Source records

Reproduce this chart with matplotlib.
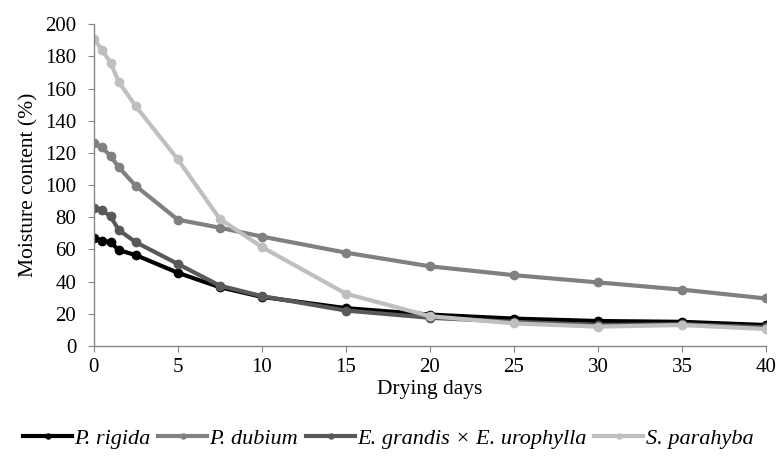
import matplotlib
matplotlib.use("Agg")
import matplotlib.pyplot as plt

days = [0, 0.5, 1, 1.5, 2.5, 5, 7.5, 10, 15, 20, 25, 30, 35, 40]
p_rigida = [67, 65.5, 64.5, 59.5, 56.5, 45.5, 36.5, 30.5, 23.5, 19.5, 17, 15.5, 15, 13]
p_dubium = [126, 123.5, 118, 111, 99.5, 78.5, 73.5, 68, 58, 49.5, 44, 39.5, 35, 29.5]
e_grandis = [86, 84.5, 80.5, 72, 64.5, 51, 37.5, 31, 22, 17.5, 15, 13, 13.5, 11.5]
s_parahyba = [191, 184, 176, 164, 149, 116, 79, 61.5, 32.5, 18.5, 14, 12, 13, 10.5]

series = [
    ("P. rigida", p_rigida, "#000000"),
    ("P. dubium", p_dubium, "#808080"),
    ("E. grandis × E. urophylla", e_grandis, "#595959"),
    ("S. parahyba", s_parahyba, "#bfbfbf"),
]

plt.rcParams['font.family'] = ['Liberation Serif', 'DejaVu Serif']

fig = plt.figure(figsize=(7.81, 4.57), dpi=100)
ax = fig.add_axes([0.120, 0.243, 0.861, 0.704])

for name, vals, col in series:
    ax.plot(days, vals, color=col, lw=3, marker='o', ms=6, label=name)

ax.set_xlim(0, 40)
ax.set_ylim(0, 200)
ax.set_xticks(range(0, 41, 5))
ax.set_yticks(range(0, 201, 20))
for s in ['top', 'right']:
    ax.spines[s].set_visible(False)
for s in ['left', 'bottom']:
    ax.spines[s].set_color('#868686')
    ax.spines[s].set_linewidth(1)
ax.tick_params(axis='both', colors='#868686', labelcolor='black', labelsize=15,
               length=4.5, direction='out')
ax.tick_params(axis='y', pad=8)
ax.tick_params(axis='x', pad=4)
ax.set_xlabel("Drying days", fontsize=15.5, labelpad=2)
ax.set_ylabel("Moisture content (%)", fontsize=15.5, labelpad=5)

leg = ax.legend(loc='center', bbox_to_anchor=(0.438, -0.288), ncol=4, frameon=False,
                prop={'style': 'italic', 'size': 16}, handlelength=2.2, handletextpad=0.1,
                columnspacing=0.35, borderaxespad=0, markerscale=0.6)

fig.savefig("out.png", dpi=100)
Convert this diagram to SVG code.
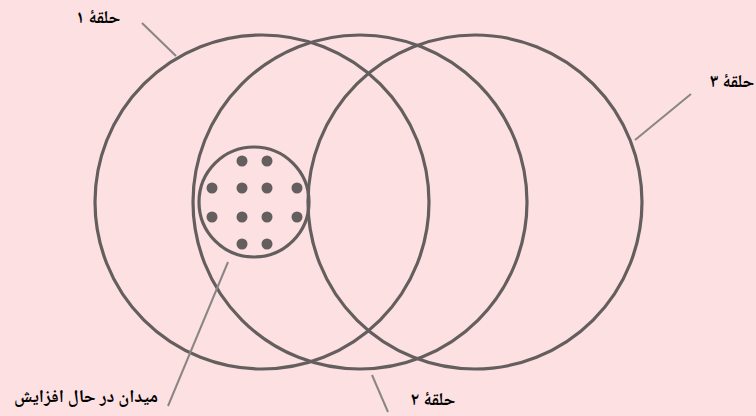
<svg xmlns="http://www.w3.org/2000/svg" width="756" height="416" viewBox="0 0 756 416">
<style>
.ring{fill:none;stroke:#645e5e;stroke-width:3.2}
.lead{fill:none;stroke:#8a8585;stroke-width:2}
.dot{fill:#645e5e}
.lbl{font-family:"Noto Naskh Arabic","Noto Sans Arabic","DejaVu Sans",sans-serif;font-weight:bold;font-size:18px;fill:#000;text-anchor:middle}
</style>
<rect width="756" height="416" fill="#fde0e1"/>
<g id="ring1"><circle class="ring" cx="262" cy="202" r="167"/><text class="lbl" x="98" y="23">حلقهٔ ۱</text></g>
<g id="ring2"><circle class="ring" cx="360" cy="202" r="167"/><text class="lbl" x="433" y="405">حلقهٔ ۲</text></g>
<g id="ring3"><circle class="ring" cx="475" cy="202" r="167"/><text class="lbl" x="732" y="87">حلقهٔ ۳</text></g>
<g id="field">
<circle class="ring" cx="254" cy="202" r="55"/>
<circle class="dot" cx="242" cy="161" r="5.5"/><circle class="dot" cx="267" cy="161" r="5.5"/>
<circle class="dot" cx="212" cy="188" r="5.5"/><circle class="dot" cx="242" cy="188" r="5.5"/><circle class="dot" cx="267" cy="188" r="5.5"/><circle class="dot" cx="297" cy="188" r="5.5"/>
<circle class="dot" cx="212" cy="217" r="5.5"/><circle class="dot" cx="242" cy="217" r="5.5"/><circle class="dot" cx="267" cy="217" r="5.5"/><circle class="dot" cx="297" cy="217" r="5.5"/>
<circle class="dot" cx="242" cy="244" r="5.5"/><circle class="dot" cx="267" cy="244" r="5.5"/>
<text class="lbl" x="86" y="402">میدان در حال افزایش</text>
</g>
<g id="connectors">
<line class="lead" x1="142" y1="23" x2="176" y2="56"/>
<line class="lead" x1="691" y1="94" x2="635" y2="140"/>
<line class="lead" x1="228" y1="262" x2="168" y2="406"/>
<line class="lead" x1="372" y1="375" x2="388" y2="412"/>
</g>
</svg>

...

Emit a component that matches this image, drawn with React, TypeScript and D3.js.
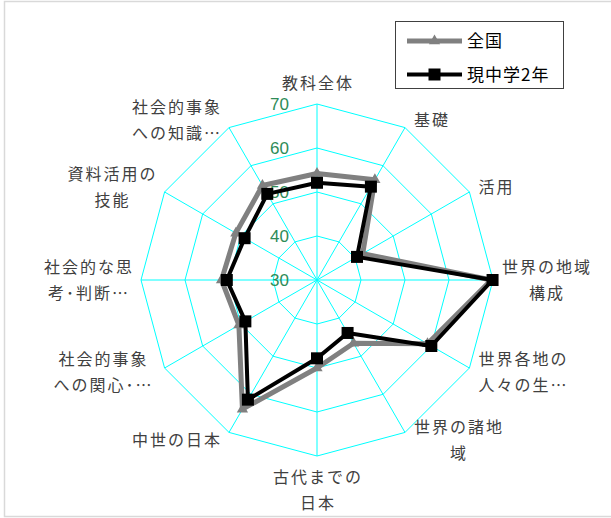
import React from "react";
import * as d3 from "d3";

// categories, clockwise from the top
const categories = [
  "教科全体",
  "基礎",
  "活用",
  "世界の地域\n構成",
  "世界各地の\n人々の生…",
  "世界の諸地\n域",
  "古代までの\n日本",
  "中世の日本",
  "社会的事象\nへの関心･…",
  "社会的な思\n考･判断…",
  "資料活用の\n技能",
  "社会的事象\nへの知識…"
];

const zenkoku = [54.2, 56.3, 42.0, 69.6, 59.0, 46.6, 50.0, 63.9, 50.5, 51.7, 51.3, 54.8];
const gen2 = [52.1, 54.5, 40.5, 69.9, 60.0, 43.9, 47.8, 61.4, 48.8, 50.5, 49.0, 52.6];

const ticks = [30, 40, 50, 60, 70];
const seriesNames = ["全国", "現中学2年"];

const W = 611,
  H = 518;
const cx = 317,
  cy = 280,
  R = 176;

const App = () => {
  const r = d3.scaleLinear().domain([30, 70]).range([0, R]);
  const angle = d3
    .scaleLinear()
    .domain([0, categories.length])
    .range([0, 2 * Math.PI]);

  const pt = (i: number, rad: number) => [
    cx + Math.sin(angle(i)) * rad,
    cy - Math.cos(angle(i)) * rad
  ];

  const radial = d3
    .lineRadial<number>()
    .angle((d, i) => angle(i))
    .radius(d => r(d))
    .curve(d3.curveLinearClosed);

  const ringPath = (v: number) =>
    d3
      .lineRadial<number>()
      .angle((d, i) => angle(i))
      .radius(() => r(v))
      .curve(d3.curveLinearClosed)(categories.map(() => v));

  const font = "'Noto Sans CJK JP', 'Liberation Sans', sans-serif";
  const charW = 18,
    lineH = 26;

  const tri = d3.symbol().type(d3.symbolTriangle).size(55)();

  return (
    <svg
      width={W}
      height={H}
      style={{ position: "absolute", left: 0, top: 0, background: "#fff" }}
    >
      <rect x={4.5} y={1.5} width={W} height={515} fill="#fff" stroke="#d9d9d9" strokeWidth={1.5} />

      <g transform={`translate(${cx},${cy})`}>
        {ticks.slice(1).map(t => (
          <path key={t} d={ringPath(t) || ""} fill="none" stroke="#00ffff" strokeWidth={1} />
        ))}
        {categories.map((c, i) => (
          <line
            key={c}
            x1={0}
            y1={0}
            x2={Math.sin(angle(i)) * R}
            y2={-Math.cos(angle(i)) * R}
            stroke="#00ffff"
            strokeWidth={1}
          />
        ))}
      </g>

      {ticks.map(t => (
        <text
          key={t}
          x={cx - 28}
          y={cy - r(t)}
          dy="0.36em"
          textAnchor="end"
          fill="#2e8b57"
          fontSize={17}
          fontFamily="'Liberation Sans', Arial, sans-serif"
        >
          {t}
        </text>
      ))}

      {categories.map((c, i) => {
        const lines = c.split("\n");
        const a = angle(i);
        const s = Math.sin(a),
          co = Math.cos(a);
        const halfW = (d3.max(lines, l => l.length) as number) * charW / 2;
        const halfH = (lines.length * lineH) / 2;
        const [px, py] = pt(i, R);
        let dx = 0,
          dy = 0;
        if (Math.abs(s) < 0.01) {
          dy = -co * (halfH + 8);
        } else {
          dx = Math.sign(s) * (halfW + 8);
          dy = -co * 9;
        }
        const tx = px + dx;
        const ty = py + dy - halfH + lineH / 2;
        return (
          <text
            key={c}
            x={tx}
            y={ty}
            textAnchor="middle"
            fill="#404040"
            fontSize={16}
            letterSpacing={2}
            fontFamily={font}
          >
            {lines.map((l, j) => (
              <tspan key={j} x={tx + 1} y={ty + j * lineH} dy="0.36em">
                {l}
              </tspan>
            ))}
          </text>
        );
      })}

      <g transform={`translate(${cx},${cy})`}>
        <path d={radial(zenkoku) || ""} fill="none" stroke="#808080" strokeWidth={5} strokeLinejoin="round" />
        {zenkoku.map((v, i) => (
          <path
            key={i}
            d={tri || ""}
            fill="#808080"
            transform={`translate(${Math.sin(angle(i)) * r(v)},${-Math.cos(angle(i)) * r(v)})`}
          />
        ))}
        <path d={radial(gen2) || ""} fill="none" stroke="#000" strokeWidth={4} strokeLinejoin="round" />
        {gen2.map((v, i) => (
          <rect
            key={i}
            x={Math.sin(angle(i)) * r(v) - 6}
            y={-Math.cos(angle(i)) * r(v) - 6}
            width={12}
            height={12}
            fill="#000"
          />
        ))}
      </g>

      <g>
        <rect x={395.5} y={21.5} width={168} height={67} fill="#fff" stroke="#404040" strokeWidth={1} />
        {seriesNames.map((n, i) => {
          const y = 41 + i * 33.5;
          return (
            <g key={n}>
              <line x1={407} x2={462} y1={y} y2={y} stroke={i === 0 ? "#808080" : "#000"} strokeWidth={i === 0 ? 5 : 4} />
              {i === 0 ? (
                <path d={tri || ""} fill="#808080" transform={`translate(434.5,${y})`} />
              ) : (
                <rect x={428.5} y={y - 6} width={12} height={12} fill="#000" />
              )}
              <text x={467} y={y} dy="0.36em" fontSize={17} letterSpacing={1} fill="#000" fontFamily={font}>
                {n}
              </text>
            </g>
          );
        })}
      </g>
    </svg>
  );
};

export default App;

...

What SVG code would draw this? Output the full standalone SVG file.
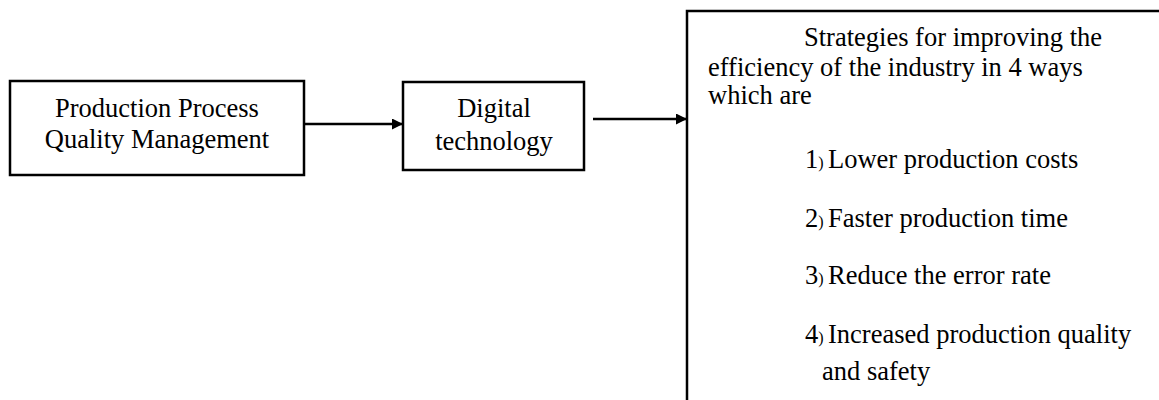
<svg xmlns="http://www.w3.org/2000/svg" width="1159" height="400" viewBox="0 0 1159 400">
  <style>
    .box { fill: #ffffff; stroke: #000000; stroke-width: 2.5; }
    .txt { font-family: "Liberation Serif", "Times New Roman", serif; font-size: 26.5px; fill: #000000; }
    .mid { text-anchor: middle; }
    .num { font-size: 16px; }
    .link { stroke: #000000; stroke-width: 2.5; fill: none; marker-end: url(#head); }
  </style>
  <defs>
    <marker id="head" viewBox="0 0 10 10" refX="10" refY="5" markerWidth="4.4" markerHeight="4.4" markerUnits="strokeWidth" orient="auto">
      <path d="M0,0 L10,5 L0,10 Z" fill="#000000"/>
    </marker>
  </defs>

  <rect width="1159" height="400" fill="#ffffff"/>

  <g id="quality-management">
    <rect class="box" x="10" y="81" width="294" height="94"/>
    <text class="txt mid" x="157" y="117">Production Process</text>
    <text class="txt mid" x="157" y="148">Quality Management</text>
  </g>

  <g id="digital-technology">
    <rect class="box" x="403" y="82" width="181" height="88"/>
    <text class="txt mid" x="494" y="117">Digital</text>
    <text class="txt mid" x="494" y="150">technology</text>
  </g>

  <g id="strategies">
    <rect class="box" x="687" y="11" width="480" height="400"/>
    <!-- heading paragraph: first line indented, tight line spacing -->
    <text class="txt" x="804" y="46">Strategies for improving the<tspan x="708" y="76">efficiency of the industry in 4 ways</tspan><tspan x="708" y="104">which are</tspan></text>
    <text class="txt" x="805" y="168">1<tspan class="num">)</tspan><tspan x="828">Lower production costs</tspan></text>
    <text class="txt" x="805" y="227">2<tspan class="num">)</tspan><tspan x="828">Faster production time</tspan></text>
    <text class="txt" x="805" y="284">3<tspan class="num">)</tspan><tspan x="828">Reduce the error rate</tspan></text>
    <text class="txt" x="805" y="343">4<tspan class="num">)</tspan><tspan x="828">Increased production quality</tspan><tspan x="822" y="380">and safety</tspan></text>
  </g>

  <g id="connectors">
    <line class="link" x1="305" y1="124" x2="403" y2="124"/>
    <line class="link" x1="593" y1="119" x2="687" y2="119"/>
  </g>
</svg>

Exercise objective
Figure out how many lines above include the string "matplotlib", then report that number and nothing else.

The completed task
4